Les priorités actuelles semblent avoir été déplacées, qu'en est-il réellement ? 

Le programme de 2015 a su mettre en avant le langage mais les modifications apportées en 2021 remplacent souvent « langage » par « langue ». Telle que la langue est présentée elle pourrait devenir un objet d’enseignement, sous forme de micro tâches juxtaposables... alors que la recherche montre qu’on n’apprend pas à parler à partir d’unités séparées. En maternelle, les enfants apprennent à parler dans le cadre des relations avec les personnes (PE, pairs, Atsem...) avec qui ils mènent une action, une activité : des jeux et des expérimentations, des activités de découverte, d’observation, des lectures, des catégorisations... L’enfant n’apprend pas à parler en apprenant une liste de mots ou des structures syntaxiques mais en parlant avec autrui à propos de ce qu’il observe, fait puis en expliquant à la classe ce qui s’est passé. Les situations signifiantes sont porteuses d’un vocabulaire spécifique et de structures variées qui correspondent et qui seront ensuite proposées dans d’autres contextes.

“Pour tous les élèves mais plus particulièrement pour ceux parlant peu, le petit groupe est à privilégier.”

Pour l'enfant, quel rôle joue le langage dans son passage au statut de sujet apprenant ? 

Le langage permet aux enfants de dire d'abord ce qu'ils font puis ce qu'ils savent, ce qu'ils comprennent. Les PE leur demandent sans cesse d’expliquer, de reformuler, de préciser, d’expliciter des stratégies. Ce faisant, les élèves apprennent peu à peu à verbaliser, à questionner, à échanger des constats, des explications, des points de vue : ils sont alors en langage et mobilisent de nouveaux faits de langue. C'est dans les interactions orales avec le PE, les pairs, qu'ils se constituent et se reconnaissent en tant que sujets apprenants grâce à la langue commune de l'école.
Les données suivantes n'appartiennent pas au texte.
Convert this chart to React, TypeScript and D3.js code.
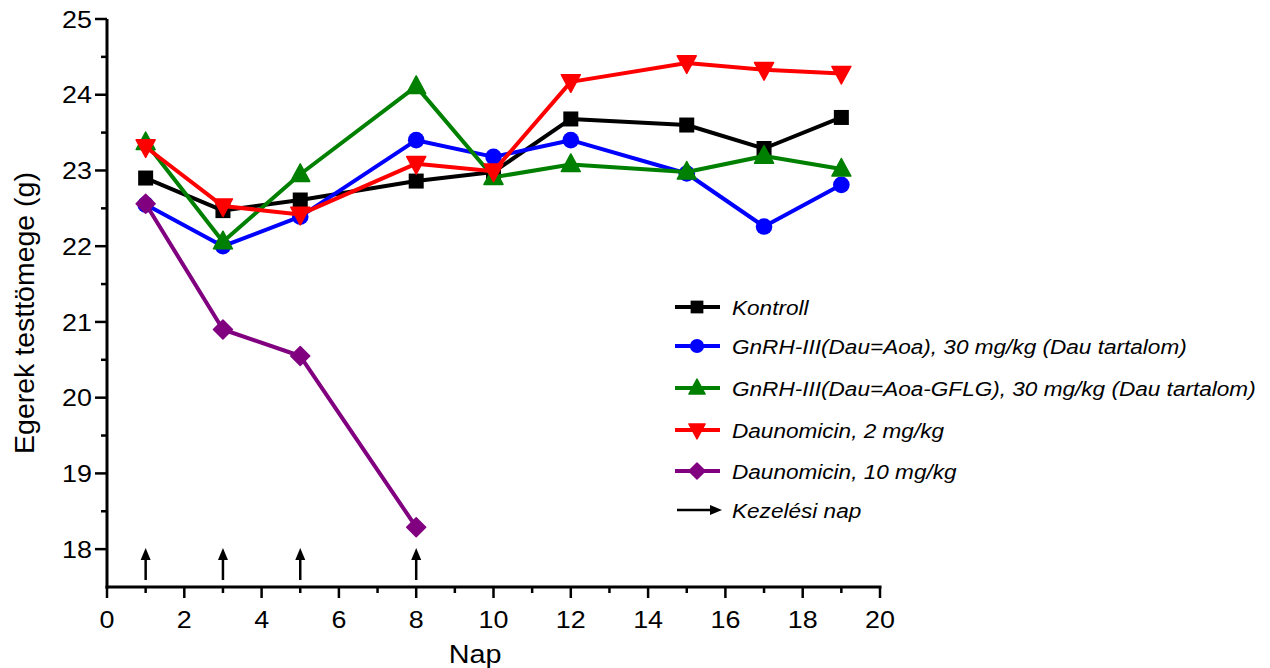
import React from "react";
import * as d3 from "d3";

const days = [1, 3, 5, 8, 10, 12, 15, 17, 19];
const kontroll = [22.9, 22.47, 22.61, 22.86, 22.98, 23.68, 23.6, 23.29, 23.7];
const gnrhAoa = [22.55, 22.0, 22.39, 23.4, 23.18, 23.4, 22.96, 22.26, 22.81];
const gnrhGflg = [23.37, 22.06, 22.95, 24.11, 22.91, 23.08, 22.98, 23.19, 23.02];
const dau2 = [23.31, 22.53, 22.42, 23.09, 22.99, 24.17, 24.42, 24.33, 24.28];
const daysDau10 = [1, 3, 5, 8];
const dau10 = [22.56, 20.9, 20.55, 18.29];
const treatmentDays = [1, 3, 5, 8];
const xTicks = [0, 2, 4, 6, 8, 10, 12, 14, 16, 18, 20];
const yTicks = [18, 19, 20, 21, 22, 23, 24, 25];

type Series = { name: string; color: string; shape: string; xs: number[]; ys: number[] };
const series: Series[] = [
  { name: "Kontroll", color: "#000000", shape: "square", xs: days, ys: kontroll },
  { name: "GnRH-III(Dau=Aoa), 30 mg/kg (Dau tartalom)", color: "#0000ff", shape: "circle", xs: days, ys: gnrhAoa },
  { name: "GnRH-III(Dau=Aoa-GFLG), 30 mg/kg (Dau tartalom)", color: "#008000", shape: "up", xs: days, ys: gnrhGflg },
  { name: "Daunomicin, 2 mg/kg", color: "#ff0000", shape: "down", xs: days, ys: dau2 },
  { name: "Daunomicin, 10 mg/kg", color: "#800080", shape: "diamond", xs: daysDau10, ys: dau10 },
];

const x = d3.scaleLinear().domain([0, 20]).range([107, 880]);
const y = d3.scaleLinear().domain([17.5, 25]).range([587, 19]);

function Marker({ shape, cx, cy, color, s = 1 }: { shape: string; cx: number; cy: number; color: string; s?: number }) {
  if (shape === "square") return <rect x={cx - 7.5 * s} y={cy - 7.5 * s} width={15 * s} height={15 * s} fill={color} />;
  if (shape === "circle") return <circle cx={cx} cy={cy} r={8.3 * s} fill={color} />;
  if (shape === "up") {
    const h = 9.5 * s;
    return <path d={`M${cx},${cy - h * 1.1} L${cx + h},${cy + h * 0.75} L${cx - h},${cy + h * 0.75} Z`} fill={color} stroke={color} strokeWidth={1.5} strokeLinejoin="round" />;
  }
  if (shape === "down") {
    const h = 9.5 * s;
    return <path d={`M${cx},${cy + h * 1.1} L${cx + h},${cy - h * 0.75} L${cx - h},${cy - h * 0.75} Z`} fill={color} stroke={color} strokeWidth={1.5} strokeLinejoin="round" />;
  }
  const r = 9.5 * s;
  return <path d={`M${cx},${cy - r} L${cx + r},${cy} L${cx},${cy + r} L${cx - r},${cy} Z`} fill={color} stroke={color} strokeWidth={1.5} strokeLinejoin="round" />;
}

function SText({ x0, y0, size, anchor = "start", italic = false, sx = 1.12, children }: any) {
  return (
    <g transform={`translate(${x0},${y0}) scale(${sx},1)`}>
      <text x={0} y={0} dy="0.36em" textAnchor={anchor} fontSize={size} fontStyle={italic ? "italic" : "normal"}>{children}</text>
    </g>
  );
}

export default function App() {
  const line = d3.line<[number, number]>().x((d) => x(d[0])).y((d) => y(d[1]));
  const font = "'Liberation Sans', Arial, Helvetica, sans-serif";
  const minorX = d3.range(1, 20, 2);
  const minorY = d3.range(18.5, 25, 1);
  const legendY = [307, 346, 388, 430, 471];
  return (
    <svg width={1270} height={668} style={{ position: "absolute", left: 0, top: 0, background: "#fff" }} fontFamily={font}>
      <line x1={x(0)} x2={x(0)} y1={y(25)} y2={y(17.5) + 1.5} stroke="#000" strokeWidth={3} />
      <line x1={x(0) - 1.5} x2={x(20) + 1.5} y1={y(17.5)} y2={y(17.5)} stroke="#000" strokeWidth={3} />
      {yTicks.map((t) => (
        <g key={"yt" + t}>
          <line x1={x(0) - 12} x2={x(0)} y1={y(t)} y2={y(t)} stroke="#000" strokeWidth={2.5} />
          <SText x0={92} y0={y(t)} size={24} anchor="end">{t}</SText>
        </g>
      ))}
      {minorY.map((t) => (
        <line key={"ym" + t} x1={x(0) - 6} x2={x(0)} y1={y(t)} y2={y(t)} stroke="#000" strokeWidth={2.5} />
      ))}
      {xTicks.map((t) => (
        <g key={"xt" + t}>
          <line x1={x(t)} x2={x(t)} y1={y(17.5)} y2={y(17.5) + 11} stroke="#000" strokeWidth={2.5} />
          <SText x0={x(t)} y0={619} size={24} anchor="middle">{t}</SText>
        </g>
      ))}
      {minorX.map((t) => (
        <line key={"xm" + t} x1={x(t)} x2={x(t)} y1={y(17.5)} y2={y(17.5) + 6} stroke="#000" strokeWidth={2.5} />
      ))}
      <SText x0={475} y0={654} size={25} anchor="middle" sx={1.15}>Nap</SText>
      <g transform={`translate(24,313) scale(0.97,1) rotate(-90)`}>
        <text x={0} y={0} dy="0.36em" textAnchor="middle" fontSize={28.5}>Egerek testtömege (g)</text>
      </g>

      {treatmentDays.map((d) => (
        <g key={"ar" + d}>
          <line x1={x(d)} x2={x(d)} y1={580} y2={556} stroke="#000" strokeWidth={2.5} />
          <path d={`M${x(d)},${548} L${x(d) + 5},${560} L${x(d) - 5},${560} Z`} fill="#000" />
        </g>
      ))}

      {series.map((s) => {
        const pts = s.xs.map((v, i) => [v, s.ys[i]] as [number, number]);
        return (
          <g key={s.name}>
            <path d={line(pts) || ""} fill="none" stroke={s.color} strokeWidth={4} strokeLinejoin="round" />
            {pts.map((p, i) => (
              <Marker key={i} shape={s.shape} cx={x(p[0])} cy={y(p[1])} color={s.color} />
            ))}
          </g>
        );
      })}

      {series.map((s, i) => (
        <g key={"lg" + i}>
          <line x1={675} x2={720} y1={legendY[i]} y2={legendY[i]} stroke={s.color} strokeWidth={4} />
          <Marker shape={s.shape} cx={697} cy={legendY[i]} color={s.color} s={0.85} />
          <SText x0={732} y0={legendY[i]} size={21} italic sx={1.075}>{s.name}</SText>
        </g>
      ))}
      <line x1={677} x2={712} y1={510} y2={510} stroke="#000" strokeWidth={2.5} />
      <path d={`M722,510 L710,505 L710,515 Z`} fill="#000" />
      <SText x0={732} y0={510} size={21} italic sx={1.075}>Kezelési nap</SText>
    </svg>
  );
}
En maternelle, les PE aident les enfants à apprendre, de manière progressive, des
usages du langage qui mobilisent souvent un rapport intellectualisé, réflexif au monde.

Quels liens entre les différents langages : verbal, corporel, pictural, scientifique... ? 
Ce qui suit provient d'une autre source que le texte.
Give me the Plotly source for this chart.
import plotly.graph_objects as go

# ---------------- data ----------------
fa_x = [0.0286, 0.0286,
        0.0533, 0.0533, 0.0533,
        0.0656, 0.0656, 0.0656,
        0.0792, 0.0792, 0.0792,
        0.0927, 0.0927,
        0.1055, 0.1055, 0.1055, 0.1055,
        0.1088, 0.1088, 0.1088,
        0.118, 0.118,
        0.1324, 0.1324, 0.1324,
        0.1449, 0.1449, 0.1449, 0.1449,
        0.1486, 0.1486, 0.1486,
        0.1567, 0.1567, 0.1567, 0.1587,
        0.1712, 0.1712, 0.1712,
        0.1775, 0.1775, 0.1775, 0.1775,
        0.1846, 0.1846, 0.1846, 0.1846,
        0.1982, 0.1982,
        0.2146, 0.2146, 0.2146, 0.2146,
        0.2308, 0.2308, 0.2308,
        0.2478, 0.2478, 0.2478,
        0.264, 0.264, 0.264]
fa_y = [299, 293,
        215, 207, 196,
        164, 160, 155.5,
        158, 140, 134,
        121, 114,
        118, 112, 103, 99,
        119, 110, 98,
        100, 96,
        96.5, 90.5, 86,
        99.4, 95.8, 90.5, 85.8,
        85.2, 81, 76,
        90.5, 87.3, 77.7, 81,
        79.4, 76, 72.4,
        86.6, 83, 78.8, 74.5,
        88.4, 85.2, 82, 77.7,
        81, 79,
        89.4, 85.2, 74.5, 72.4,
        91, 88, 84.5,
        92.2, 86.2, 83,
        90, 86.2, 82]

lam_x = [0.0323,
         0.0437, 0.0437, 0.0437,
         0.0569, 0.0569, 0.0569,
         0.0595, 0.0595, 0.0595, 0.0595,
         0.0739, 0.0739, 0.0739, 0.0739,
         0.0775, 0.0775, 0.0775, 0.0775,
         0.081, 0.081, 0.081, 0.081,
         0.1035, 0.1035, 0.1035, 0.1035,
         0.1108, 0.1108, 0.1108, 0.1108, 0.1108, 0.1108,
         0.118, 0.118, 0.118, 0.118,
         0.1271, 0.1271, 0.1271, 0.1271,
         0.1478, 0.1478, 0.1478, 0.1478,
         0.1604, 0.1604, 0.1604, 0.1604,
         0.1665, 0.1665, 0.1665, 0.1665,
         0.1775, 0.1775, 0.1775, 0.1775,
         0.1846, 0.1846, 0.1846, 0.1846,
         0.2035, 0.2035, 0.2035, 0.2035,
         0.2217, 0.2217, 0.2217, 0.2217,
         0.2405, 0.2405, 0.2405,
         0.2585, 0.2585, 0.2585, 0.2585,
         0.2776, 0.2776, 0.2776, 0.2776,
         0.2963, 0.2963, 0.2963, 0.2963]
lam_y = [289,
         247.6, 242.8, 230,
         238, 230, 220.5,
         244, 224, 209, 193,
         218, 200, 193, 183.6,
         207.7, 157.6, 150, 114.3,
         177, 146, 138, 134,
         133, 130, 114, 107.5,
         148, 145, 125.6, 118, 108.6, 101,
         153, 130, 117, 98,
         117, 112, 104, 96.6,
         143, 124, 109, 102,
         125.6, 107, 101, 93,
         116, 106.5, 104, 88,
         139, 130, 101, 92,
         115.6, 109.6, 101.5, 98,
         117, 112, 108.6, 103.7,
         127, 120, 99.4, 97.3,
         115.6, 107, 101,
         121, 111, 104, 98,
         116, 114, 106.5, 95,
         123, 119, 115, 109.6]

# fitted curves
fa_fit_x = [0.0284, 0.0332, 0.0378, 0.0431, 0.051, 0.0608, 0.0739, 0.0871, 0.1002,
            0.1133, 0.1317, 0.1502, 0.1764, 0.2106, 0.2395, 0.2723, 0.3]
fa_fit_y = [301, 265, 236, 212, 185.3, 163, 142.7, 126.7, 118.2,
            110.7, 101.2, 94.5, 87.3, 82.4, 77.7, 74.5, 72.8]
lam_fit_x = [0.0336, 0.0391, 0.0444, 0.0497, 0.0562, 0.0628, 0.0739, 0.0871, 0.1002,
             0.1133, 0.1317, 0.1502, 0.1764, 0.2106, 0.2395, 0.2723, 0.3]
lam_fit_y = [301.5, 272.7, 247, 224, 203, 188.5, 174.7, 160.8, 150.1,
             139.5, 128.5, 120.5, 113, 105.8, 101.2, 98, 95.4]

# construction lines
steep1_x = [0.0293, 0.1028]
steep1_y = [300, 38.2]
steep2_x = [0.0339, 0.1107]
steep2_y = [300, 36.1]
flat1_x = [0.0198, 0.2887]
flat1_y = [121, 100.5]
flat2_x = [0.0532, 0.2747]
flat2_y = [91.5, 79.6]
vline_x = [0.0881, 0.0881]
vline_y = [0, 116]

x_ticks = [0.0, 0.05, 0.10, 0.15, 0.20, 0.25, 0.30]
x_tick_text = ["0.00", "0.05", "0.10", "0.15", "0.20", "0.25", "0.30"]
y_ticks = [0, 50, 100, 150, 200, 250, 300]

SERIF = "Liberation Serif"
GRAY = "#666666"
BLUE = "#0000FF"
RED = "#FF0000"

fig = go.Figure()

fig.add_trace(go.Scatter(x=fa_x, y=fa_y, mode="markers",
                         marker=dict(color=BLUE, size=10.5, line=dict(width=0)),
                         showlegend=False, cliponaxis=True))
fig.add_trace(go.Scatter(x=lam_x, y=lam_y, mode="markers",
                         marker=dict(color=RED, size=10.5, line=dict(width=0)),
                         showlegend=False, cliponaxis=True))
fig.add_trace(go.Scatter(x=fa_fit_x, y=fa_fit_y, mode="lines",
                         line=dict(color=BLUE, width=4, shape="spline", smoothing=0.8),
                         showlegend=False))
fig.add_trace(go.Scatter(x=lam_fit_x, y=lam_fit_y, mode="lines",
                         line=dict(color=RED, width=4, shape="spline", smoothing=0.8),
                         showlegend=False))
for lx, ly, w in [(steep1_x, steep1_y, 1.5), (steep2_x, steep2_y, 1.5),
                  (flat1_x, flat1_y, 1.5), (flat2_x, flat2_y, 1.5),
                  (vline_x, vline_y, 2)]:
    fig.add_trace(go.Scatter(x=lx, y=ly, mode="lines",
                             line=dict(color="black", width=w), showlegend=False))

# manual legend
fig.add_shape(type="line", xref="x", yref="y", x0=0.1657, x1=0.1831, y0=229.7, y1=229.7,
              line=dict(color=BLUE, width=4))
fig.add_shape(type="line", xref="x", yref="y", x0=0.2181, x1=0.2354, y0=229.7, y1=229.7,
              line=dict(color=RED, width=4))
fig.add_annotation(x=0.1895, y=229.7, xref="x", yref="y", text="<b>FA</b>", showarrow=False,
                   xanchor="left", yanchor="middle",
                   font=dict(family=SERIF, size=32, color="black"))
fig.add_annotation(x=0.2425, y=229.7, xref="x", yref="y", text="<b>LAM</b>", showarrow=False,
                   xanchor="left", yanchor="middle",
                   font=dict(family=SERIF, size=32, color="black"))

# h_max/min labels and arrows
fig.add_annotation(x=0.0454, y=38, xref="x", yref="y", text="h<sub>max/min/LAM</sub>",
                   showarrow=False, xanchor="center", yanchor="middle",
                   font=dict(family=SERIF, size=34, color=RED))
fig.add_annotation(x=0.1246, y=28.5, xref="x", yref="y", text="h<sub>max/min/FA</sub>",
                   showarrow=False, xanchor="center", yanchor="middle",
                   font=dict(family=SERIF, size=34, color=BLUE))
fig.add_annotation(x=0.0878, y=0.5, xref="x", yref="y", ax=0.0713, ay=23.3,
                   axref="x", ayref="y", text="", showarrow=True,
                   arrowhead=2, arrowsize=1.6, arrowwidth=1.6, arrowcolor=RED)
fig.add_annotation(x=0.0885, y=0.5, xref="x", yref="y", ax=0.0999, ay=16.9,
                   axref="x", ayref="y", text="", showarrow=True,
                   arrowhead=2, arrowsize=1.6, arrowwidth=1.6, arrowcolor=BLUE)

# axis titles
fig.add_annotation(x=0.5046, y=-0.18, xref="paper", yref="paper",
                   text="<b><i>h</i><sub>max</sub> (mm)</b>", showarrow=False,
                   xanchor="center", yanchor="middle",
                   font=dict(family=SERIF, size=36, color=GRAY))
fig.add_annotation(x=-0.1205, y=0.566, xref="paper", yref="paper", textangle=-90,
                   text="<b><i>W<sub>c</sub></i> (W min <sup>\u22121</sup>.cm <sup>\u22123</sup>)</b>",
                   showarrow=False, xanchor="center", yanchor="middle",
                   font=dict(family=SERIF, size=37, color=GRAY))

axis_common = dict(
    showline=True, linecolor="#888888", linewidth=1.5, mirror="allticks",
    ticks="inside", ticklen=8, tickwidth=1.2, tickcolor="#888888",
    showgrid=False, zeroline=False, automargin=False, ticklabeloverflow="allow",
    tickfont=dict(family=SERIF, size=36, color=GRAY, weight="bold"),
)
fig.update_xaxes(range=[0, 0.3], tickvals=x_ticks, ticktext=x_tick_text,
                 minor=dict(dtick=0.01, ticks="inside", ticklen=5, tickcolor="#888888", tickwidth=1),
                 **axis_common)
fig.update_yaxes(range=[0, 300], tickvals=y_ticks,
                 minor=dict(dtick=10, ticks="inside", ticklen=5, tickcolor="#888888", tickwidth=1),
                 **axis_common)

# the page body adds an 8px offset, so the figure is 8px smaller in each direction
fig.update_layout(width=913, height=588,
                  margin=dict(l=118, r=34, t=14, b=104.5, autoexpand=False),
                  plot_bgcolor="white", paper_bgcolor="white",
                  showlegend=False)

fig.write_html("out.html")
On ne parle pas d’une expérience ou d’une observation scientifique d'une construction comme d'un album ou d’une œuvre d’art. L'enfant apprend peu à peu à utiliser des outils langagiers adaptés et la médiation langagière du PE lui permet de s’approprier des pratiques langagières propres aux domaines scientifique, mathématique, littéraire, artistique. Il apprend alors à parler mathématique, littérature... Le langage corporel ou pictural joue un rôle fondamental et complémentaire car il permet d’expérimenter de nouvelles façons de signifier, de nouveaux codes, une symbolique autre.

Quelles sont les pratiques susceptibles de contribuer à la réduction des inégalités ? 
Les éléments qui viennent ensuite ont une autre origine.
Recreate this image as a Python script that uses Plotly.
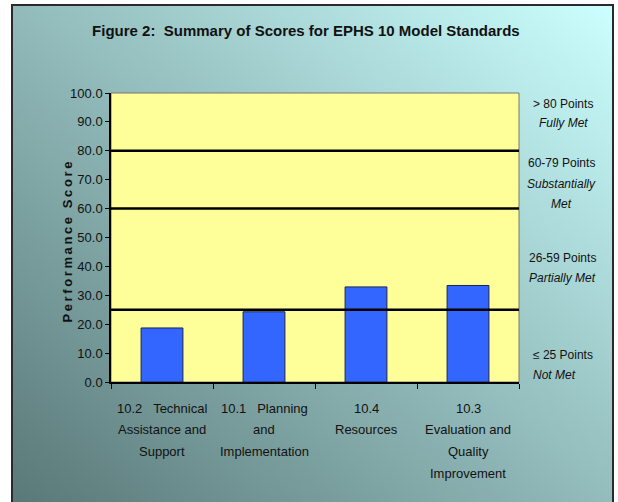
import base64
import plotly.graph_objects as go

# chart data
categories = ["10.2", "10.1", "10.4", "10.3"]
label_lines = [
    ["10.2\u00a0\u00a0\u00a0Technical", "Assistance and", "Support"],
    ["10.1\u00a0\u00a0\u00a0Planning", "and", "Implementation"],
    ["10.4", "Resources"],
    ["10.3", "Evaluation and", "Quality", "Improvement"],
]
scores = [18.7, 24.3, 32.9, 33.4]
thresholds = [25, 60, 80]
y_ticks = [0, 10, 20, 30, 40, 50, 60, 70, 80, 90, 100]

W, H = 618, 502
ML, MR, MT, MB = 111, 99, 93, 120
PW, PH = W - ML - MR, H - MT - MB
FONT = "Liberation Sans, Arial, sans-serif"


def px_x(px):
    return (px - ML) / PW


def px_y(py):
    return (H - MB - py) / PH


# gradient backdrop with dark frame, drawn as an svg image behind the plot
svg = f"""<svg xmlns='http://www.w3.org/2000/svg' width='{W}' height='{H}' viewBox='0 0 {W} {H}'>
<defs><linearGradient id='g' x1='0' y1='1' x2='1' y2='0'>
<stop offset='0' stop-color='#587676'/><stop offset='1' stop-color='#CCFFFF'/>
</linearGradient></defs>
<rect x='0' y='0' width='{W}' height='{H}' fill='white'/>
<rect x='12' y='5' width='601' height='510' fill='url(#g)' stroke='#2a2a2a' stroke-width='2'/>
</svg>"""
src = "data:image/svg+xml;base64," + base64.b64encode(svg.encode()).decode()

fig = go.Figure()
fig.add_trace(go.Bar(
    x=categories, y=scores,
    marker=dict(color="#3366FF", line=dict(color="#1c2550", width=1)),
    hoverinfo="y",
))

for t in thresholds:
    fig.add_shape(type="line", xref="paper", x0=0, x1=1, yref="y", y0=t, y1=t,
                  line=dict(color="black", width=2.5), layer="above")

annotations = []
# category labels, one annotation per line so the spacing matches
# (x is the category index, numeric-looking names would be read as indices)
for i, lines in enumerate(label_lines):
    for k, line in enumerate(lines):
        annotations.append(dict(
            x=i, xref="x", y=0, yref="paper", yanchor="middle",
            yshift=-(26 + k * 21.7), text=line, showarrow=False,
            font=dict(size=13, color="#111111", family=FONT)))

# rating bands at the right
right_labels = [
    ("> 80 Points", False, 563, 104, "center"),
    ("Fully Met", True, 563, 123, "center"),
    ("60-79 Points", False, 561, 163, "center"),
    ("Substantially", True, 561, 184, "center"),
    ("Met", True, 561, 204, "center"),
    ("26-59 Points", False, 562, 258, "center"),
    ("Partially Met", True, 562, 278, "center"),
    ("\u2264 25 Points", False, 531, 355, "left"),
    ("Not Met", True, 531, 375, "left"),
]
for text, ital, x, y, align in right_labels:
    annotations.append(dict(
        x=px_x(x), xref="paper", y=px_y(y), yref="paper",
        xanchor=align, yanchor="middle",
        text=f"<i>{text}</i>" if ital else text, showarrow=False,
        font=dict(size=12, color="#111111", family=FONT)))

# y axis title with spread-out letters
annotations.append(dict(
    x=px_x(57), xref="paper", y=px_y(242), yref="paper",
    text="<b>" + "\u2009".join("Performance Score") + "</b>",
    textangle=-90, showarrow=False,
    font=dict(size=13, color="#111111", family=FONT)))

fig.update_layout(
    width=W, height=H,
    margin=dict(l=ML, r=MR, t=MT, b=MB, pad=0),
    paper_bgcolor="white",
    plot_bgcolor="#FFFF99",
    showlegend=False,
    bargap=0.59,
    title=dict(text="<b>Figure 2:  Summary of Scores for EPHS 10 Model Standards</b>",
               x=0.495, xanchor="center", y=1 - 31 / H, yanchor="middle",
               font=dict(size=15, color="#111111", family=FONT)),
    images=[dict(source=src, xref="paper", yref="paper",
                 x=-ML / PW, y=1 + MT / PH, sizex=W / PW, sizey=H / PH,
                 xanchor="left", yanchor="top", sizing="stretch", layer="below")],
    annotations=annotations,
)

fig.update_xaxes(
    type="category", range=[-0.5, len(categories) - 0.5],
    showticklabels=False, ticks="outside", tickson="boundaries", ticklen=5,
    tickcolor="black", showline=True, linecolor="black", linewidth=1.5,
    mirror=False, showgrid=False, zeroline=False,
)
fig.update_yaxes(
    range=[0, 100], tickvals=y_ticks, tickformat=".1f", ticks="outside",
    ticklen=4, tickcolor="black", showline=True, linecolor="black",
    linewidth=1.5, showgrid=False, zeroline=False,
    tickfont=dict(size=13, color="#111111", family=FONT),
)
# yellow plot area with thin grey frame (the backdrop image sits over plot_bgcolor)
fig.add_shape(type="rect", xref="paper", yref="paper", x0=0, x1=1, y0=0, y1=1,
              fillcolor="#FFFF99", line=dict(color="#777777", width=1), layer="below")

# drop the browser's default page margin so the figure sits at the corner
fig.write_html("out.html", config={"displayModeBar": False},
               post_script="document.body.style.margin='0';")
Le langage reste la priorité absolue en maternelle et pour que les progrès langagiers se réalisent pour tous, il est nécessaire de proposer des situations qui engagent au langage. Pour tous les élèves mais plus particulièrement pour ceux parlant peu, le petit groupe est à privilégier. Par exemple en petite section, une activité « pâte à modeler » organisée sur une semaine avec un groupe
de trois élèves permet au PE de « parler » l'activité en commentant ce que ces élèves font, en employant un vocabulaire précis, en incitant à mener ou renouveler telle action, en explicitant les étapes... Au cours de la semaine, la consigne donnée à ces trois élèves est légèrement complexifiée de manière à ce que les enfants saisissent les attentes tout en reprenant à leur compte et en employant le vocabulaire et les structures proposés à plusieurs reprises par le PE.